## Begin EXERCISE INPUT

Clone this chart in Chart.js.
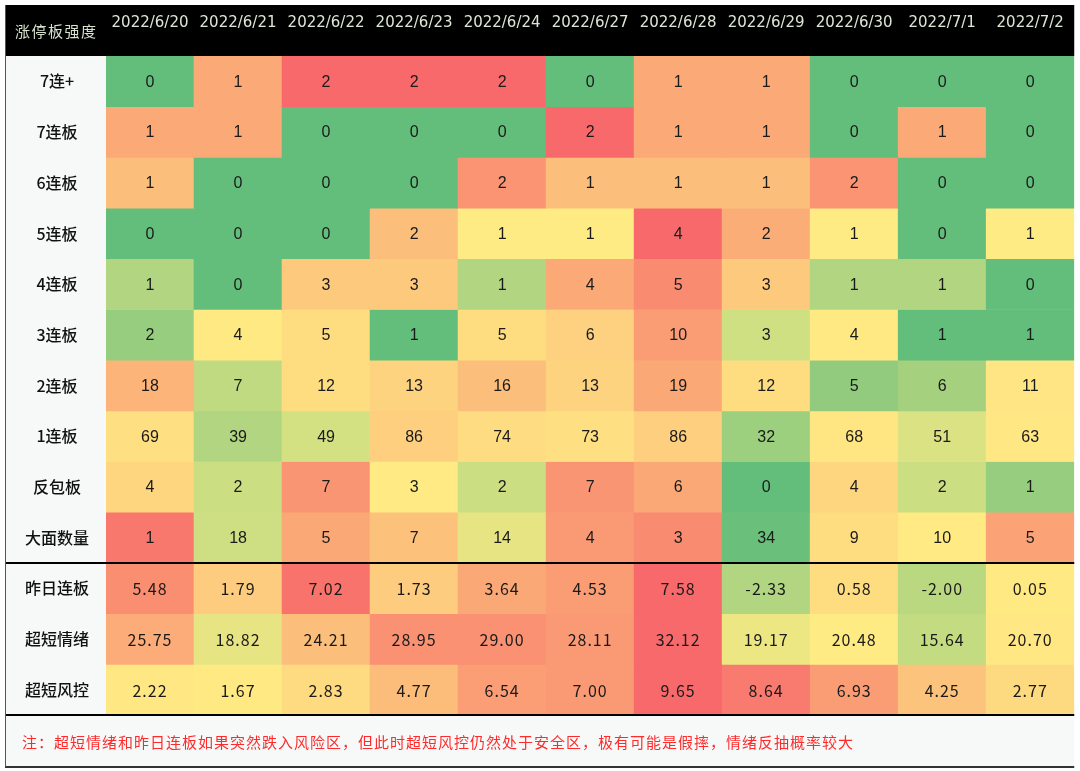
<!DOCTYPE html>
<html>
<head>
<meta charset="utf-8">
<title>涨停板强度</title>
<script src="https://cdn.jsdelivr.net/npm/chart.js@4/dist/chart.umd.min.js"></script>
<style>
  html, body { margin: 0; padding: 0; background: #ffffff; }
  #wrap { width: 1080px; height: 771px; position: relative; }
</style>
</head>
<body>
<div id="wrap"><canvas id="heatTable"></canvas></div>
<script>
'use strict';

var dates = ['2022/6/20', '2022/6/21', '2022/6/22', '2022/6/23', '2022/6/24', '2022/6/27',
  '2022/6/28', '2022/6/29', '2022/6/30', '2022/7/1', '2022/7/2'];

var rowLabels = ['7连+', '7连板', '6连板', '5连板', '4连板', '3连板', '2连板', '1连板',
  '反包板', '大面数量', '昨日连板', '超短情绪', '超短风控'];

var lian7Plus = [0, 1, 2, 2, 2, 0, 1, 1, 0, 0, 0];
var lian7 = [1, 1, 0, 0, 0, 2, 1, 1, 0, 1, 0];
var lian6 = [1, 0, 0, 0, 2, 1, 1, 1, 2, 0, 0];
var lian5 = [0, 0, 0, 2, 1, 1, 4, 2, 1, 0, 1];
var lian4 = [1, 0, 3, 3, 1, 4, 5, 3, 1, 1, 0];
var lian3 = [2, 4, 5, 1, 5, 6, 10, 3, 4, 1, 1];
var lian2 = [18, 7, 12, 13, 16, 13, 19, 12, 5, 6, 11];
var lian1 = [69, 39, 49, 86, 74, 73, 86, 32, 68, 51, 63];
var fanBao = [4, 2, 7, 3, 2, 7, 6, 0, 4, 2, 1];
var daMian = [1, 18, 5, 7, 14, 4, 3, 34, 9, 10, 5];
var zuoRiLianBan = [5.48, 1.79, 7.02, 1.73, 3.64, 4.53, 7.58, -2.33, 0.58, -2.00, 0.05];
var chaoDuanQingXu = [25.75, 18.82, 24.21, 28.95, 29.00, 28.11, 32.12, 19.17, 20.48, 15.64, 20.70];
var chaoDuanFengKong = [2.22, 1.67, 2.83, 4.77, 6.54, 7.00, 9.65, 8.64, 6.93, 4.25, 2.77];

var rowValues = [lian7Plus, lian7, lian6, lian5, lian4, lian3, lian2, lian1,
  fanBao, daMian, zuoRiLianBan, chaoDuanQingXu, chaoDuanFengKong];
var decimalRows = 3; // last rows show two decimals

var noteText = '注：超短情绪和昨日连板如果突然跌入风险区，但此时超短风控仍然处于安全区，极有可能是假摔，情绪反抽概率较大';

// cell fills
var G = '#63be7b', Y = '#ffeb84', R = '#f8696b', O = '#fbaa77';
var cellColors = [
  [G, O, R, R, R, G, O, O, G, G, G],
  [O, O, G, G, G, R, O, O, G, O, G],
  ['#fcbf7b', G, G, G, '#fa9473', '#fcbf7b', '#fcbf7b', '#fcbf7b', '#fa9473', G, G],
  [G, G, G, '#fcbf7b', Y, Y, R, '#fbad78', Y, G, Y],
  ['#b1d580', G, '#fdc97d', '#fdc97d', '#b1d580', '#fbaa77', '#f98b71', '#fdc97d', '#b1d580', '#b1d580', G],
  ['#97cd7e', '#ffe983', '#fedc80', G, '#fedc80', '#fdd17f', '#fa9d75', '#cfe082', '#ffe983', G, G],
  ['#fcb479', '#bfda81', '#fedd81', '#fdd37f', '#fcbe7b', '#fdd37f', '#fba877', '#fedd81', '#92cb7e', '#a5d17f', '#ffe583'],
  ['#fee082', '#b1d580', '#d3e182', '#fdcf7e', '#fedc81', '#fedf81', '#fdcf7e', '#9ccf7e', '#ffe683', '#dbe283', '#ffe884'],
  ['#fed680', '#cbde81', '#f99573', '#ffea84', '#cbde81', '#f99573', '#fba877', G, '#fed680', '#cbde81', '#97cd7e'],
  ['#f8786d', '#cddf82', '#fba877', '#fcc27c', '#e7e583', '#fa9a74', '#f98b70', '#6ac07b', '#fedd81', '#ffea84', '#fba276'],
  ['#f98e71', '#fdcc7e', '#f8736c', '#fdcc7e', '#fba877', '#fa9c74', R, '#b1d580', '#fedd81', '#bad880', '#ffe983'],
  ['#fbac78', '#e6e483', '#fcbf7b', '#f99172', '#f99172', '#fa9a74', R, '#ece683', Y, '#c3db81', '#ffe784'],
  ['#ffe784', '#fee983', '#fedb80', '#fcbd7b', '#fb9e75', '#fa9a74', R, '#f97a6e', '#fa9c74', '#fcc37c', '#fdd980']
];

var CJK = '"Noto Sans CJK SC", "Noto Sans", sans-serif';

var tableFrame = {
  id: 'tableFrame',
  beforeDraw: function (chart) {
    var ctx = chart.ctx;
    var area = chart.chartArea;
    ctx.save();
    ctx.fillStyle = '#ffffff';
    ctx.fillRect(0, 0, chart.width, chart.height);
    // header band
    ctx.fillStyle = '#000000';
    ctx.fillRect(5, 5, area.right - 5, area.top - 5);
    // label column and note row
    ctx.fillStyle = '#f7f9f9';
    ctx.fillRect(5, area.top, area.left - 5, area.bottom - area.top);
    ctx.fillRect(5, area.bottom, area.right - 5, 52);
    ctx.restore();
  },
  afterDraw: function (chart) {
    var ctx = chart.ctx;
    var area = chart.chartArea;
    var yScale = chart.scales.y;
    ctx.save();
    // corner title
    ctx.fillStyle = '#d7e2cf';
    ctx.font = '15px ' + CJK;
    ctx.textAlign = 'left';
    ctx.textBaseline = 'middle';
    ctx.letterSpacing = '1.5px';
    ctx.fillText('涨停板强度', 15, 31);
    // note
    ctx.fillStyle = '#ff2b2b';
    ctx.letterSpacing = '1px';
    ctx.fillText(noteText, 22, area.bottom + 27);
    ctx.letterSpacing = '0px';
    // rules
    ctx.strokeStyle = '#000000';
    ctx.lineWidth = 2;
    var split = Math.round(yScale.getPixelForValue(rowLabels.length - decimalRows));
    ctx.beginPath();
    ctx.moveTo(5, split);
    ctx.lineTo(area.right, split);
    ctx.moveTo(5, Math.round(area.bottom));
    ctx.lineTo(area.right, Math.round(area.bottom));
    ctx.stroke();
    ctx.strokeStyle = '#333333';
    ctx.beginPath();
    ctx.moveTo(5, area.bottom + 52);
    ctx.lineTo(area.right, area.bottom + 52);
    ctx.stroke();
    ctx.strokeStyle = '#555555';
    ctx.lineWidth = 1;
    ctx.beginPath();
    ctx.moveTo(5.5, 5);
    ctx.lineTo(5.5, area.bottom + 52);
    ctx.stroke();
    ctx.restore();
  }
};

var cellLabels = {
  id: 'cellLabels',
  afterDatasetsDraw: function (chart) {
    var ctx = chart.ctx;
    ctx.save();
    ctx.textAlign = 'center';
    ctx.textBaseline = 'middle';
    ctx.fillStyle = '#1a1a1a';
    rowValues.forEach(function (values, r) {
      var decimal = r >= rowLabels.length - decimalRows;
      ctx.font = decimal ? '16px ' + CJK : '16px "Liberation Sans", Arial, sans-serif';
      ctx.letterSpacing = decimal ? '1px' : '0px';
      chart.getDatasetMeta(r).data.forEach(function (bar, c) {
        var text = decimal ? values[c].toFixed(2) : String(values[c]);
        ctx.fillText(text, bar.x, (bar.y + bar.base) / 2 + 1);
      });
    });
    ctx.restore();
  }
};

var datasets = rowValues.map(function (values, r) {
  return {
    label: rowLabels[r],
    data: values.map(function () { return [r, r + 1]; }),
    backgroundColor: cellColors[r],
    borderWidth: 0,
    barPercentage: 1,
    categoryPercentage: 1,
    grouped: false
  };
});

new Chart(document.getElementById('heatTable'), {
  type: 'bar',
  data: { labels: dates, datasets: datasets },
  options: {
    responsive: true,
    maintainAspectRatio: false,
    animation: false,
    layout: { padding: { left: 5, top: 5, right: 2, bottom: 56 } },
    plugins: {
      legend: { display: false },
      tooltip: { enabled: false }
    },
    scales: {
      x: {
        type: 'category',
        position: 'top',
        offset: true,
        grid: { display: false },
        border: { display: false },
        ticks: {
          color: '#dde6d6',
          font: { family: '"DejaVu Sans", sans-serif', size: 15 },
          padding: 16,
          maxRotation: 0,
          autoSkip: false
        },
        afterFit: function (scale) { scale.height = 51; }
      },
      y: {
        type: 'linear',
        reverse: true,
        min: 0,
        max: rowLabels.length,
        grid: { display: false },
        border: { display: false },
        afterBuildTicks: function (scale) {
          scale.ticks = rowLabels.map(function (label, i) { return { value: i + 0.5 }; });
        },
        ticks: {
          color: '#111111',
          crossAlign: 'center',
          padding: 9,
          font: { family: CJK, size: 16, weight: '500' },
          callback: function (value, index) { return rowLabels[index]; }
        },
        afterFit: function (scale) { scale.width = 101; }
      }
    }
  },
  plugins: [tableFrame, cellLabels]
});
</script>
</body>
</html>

## End EXERCISE INPUT
## Begin EXERCISE INPUT

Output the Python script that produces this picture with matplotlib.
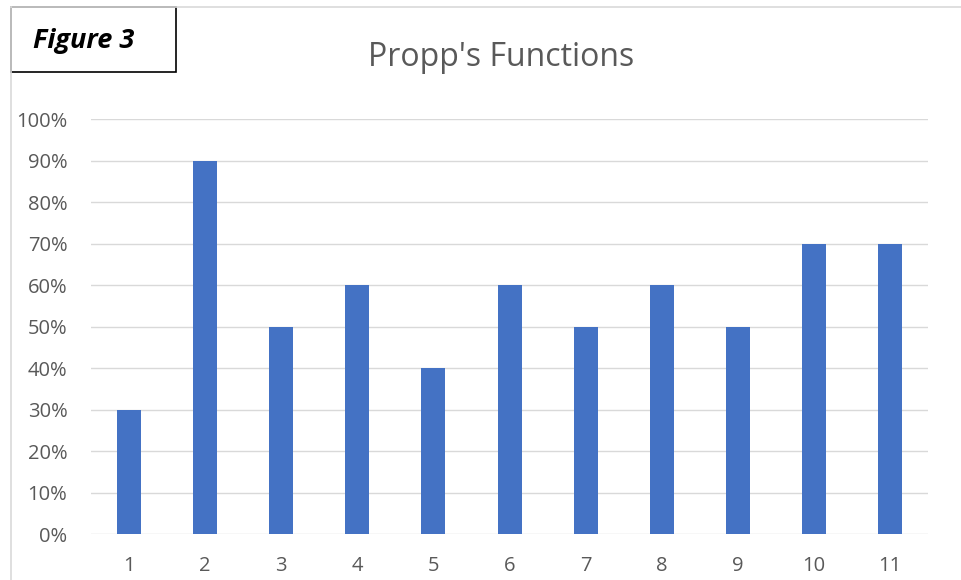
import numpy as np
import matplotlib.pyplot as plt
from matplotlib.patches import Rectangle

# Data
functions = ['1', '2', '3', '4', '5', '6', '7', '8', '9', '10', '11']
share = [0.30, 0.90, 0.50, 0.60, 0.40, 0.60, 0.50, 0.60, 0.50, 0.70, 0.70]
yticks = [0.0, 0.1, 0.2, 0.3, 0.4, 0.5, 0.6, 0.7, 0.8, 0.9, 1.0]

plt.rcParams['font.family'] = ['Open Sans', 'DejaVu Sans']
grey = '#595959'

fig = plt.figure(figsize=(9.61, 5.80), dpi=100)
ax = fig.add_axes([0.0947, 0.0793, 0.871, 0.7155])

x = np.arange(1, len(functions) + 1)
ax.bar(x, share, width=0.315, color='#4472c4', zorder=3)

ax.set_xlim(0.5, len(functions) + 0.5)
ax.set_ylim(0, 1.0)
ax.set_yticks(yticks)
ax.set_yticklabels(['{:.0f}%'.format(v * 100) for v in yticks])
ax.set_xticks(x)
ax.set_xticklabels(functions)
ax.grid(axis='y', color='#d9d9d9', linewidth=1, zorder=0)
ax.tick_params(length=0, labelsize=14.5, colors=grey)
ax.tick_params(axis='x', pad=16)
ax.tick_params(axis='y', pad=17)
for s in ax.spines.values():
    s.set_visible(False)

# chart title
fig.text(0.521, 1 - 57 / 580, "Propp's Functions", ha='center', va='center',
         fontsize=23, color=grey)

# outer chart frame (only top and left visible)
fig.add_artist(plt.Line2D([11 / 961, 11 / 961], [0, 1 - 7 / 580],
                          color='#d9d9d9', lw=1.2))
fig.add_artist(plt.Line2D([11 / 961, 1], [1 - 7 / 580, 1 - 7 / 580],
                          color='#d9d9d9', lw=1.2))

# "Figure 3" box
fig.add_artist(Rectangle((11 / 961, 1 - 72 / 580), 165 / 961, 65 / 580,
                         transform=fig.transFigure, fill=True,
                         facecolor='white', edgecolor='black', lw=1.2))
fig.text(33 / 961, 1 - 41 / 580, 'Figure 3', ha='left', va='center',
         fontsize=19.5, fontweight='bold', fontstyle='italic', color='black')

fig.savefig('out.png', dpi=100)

## End EXERCISE INPUT

STATED PROBLEM: Leave out every picture, then retype exactly the lines from the one containing "Output the Python" through the one containing "grey = '#595959'".

REPLY TO THE TASK:
Output the Python script that produces this picture with matplotlib.
import numpy as np
import matplotlib.pyplot as plt
from matplotlib.patches import Rectangle

# Data
functions = ['1', '2', '3', '4', '5', '6', '7', '8', '9', '10', '11']
share = [0.30, 0.90, 0.50, 0.60, 0.40, 0.60, 0.50, 0.60, 0.50, 0.70, 0.70]
yticks = [0.0, 0.1, 0.2, 0.3, 0.4, 0.5, 0.6, 0.7, 0.8, 0.9, 1.0]

plt.rcParams['font.family'] = ['Open Sans', 'DejaVu Sans']
grey = '#595959'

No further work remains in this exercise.